# Supplied data
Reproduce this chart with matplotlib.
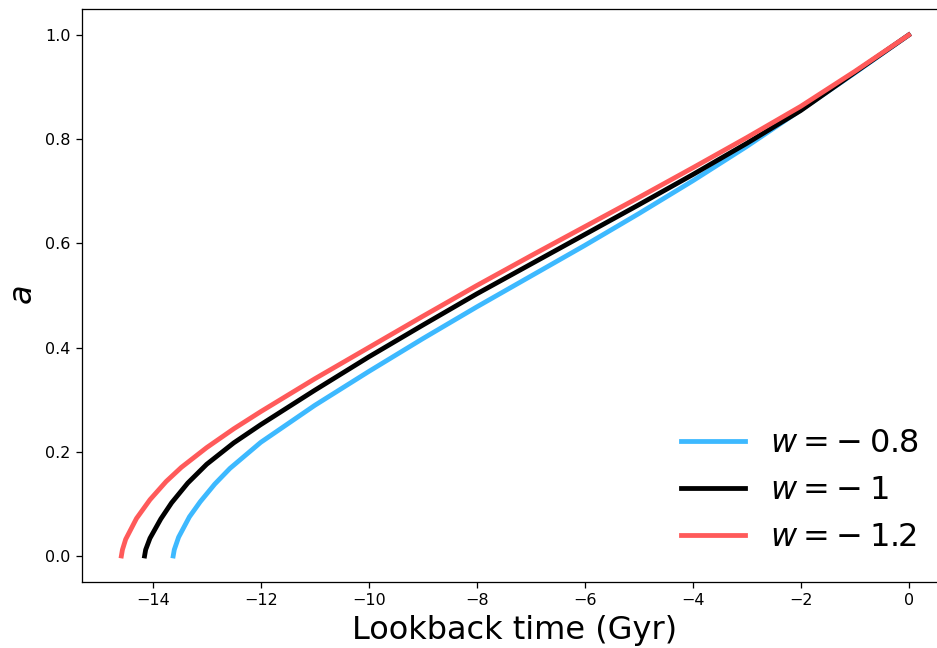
--
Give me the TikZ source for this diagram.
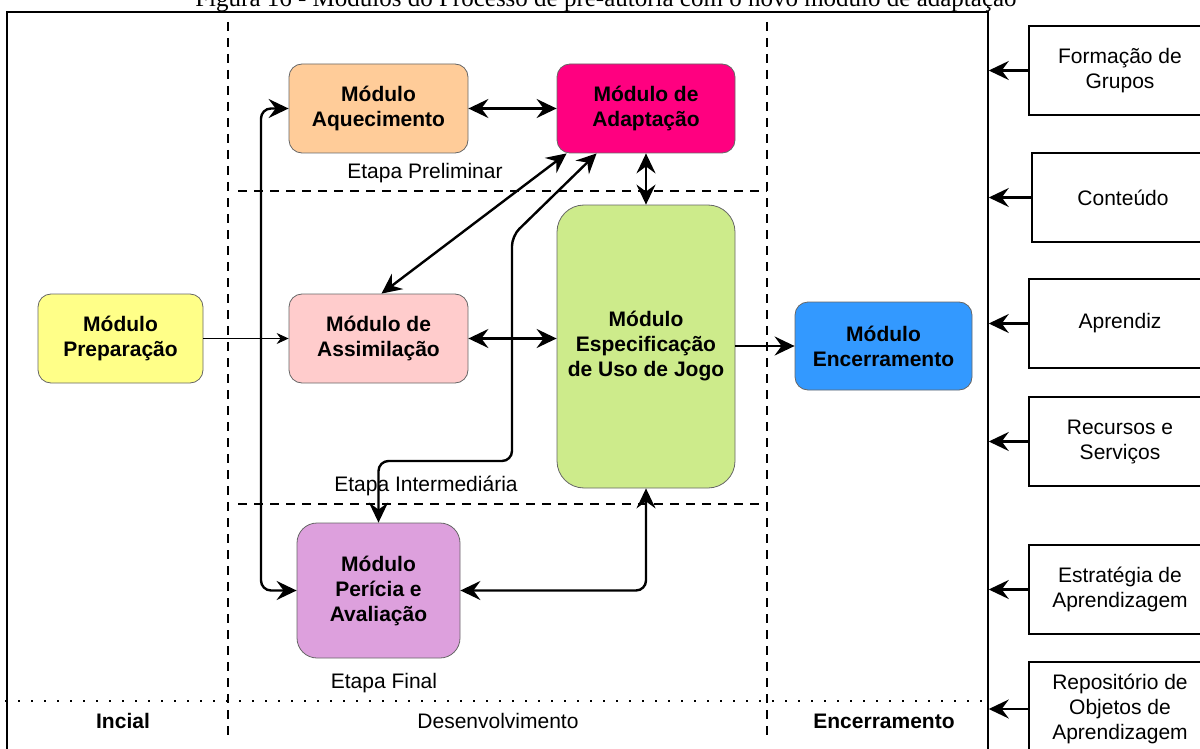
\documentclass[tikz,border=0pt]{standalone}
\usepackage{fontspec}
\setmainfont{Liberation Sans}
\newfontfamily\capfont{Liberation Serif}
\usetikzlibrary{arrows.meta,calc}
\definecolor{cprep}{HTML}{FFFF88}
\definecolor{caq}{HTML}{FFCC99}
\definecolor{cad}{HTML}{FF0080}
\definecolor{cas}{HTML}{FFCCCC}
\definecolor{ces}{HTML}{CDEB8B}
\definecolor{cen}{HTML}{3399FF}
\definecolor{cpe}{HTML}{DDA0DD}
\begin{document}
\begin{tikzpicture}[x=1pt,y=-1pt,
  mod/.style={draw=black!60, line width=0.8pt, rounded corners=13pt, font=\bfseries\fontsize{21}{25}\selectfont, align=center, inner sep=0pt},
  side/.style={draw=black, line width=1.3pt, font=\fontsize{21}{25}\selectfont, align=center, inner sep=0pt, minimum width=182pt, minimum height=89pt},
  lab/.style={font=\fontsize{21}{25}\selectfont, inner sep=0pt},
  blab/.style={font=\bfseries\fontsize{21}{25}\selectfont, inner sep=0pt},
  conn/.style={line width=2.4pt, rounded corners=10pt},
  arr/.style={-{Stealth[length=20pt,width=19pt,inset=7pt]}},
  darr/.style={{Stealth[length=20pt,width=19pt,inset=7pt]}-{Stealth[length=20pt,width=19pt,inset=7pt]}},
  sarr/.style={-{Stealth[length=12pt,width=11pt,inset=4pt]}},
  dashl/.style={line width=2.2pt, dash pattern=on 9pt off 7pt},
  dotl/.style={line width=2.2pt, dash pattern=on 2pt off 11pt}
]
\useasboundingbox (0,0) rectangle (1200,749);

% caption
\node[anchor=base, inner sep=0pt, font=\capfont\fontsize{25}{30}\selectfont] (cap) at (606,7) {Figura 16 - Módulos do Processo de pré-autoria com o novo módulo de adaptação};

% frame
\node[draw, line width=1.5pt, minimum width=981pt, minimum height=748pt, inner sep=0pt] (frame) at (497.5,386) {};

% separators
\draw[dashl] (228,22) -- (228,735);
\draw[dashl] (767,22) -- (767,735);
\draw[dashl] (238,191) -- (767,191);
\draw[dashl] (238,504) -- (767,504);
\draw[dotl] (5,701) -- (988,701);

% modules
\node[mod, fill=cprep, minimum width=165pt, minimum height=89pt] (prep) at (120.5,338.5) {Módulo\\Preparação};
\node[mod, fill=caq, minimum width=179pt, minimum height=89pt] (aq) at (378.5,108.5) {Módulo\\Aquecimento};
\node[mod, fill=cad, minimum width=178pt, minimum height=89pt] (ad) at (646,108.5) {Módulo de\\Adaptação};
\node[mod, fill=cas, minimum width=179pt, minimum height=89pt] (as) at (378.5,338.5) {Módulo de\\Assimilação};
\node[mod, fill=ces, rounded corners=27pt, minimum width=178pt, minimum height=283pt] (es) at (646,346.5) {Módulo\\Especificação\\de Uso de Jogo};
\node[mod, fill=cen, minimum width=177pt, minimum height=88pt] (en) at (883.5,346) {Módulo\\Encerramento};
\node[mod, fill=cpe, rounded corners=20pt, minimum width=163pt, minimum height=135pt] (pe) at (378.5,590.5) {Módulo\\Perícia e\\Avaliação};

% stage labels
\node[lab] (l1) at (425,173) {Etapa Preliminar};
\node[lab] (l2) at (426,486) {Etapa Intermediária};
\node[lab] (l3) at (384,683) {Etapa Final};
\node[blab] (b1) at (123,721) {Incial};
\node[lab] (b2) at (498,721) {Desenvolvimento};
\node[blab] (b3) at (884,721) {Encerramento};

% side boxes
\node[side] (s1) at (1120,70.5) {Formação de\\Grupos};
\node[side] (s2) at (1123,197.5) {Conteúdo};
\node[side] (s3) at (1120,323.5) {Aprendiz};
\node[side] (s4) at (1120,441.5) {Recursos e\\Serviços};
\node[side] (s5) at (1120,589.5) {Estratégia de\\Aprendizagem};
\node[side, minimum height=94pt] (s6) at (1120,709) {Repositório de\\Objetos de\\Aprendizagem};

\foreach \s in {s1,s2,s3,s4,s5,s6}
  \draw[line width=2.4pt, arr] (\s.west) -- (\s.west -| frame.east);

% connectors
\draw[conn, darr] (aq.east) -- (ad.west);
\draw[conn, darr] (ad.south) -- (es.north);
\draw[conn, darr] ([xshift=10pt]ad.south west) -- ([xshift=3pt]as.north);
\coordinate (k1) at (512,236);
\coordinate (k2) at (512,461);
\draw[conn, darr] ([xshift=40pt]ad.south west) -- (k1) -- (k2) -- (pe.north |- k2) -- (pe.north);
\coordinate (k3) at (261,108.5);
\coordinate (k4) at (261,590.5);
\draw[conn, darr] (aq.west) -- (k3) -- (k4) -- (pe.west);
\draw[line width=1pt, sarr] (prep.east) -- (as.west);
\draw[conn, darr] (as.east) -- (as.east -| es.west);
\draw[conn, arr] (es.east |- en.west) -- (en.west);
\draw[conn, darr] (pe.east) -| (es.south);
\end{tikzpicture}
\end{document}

# What is required
Exactly as they appear, write out the lines from the one containing "Give me the TikZ source for this diagram." down to the one containing "line width=1.5pt, minimum", both included. Pictures are left out.

# Finished task
Give me the TikZ source for this diagram.
\documentclass[tikz,border=0pt]{standalone}
\usepackage{fontspec}
\setmainfont{Liberation Sans}
\newfontfamily\capfont{Liberation Serif}
\usetikzlibrary{arrows.meta,calc}
\definecolor{cprep}{HTML}{FFFF88}
\definecolor{caq}{HTML}{FFCC99}
\definecolor{cad}{HTML}{FF0080}
\definecolor{cas}{HTML}{FFCCCC}
\definecolor{ces}{HTML}{CDEB8B}
\definecolor{cen}{HTML}{3399FF}
\definecolor{cpe}{HTML}{DDA0DD}
\begin{document}
\begin{tikzpicture}[x=1pt,y=-1pt,
  mod/.style={draw=black!60, line width=0.8pt, rounded corners=13pt, font=\bfseries\fontsize{21}{25}\selectfont, align=center, inner sep=0pt},
  side/.style={draw=black, line width=1.3pt, font=\fontsize{21}{25}\selectfont, align=center, inner sep=0pt, minimum width=182pt, minimum height=89pt},
  lab/.style={font=\fontsize{21}{25}\selectfont, inner sep=0pt},
  blab/.style={font=\bfseries\fontsize{21}{25}\selectfont, inner sep=0pt},
  conn/.style={line width=2.4pt, rounded corners=10pt},
  arr/.style={-{Stealth[length=20pt,width=19pt,inset=7pt]}},
  darr/.style={{Stealth[length=20pt,width=19pt,inset=7pt]}-{Stealth[length=20pt,width=19pt,inset=7pt]}},
  sarr/.style={-{Stealth[length=12pt,width=11pt,inset=4pt]}},
  dashl/.style={line width=2.2pt, dash pattern=on 9pt off 7pt},
  dotl/.style={line width=2.2pt, dash pattern=on 2pt off 11pt}
]
\useasboundingbox (0,0) rectangle (1200,749);

% caption
\node[anchor=base, inner sep=0pt, font=\capfont\fontsize{25}{30}\selectfont] (cap) at (606,7) {Figura 16 - Módulos do Processo de pré-autoria com o novo módulo de adaptação};

% frame
\node[draw, line width=1.5pt, minimum width=981pt, minimum height=748pt, inner sep=0pt] (frame) at (497.5,386) {};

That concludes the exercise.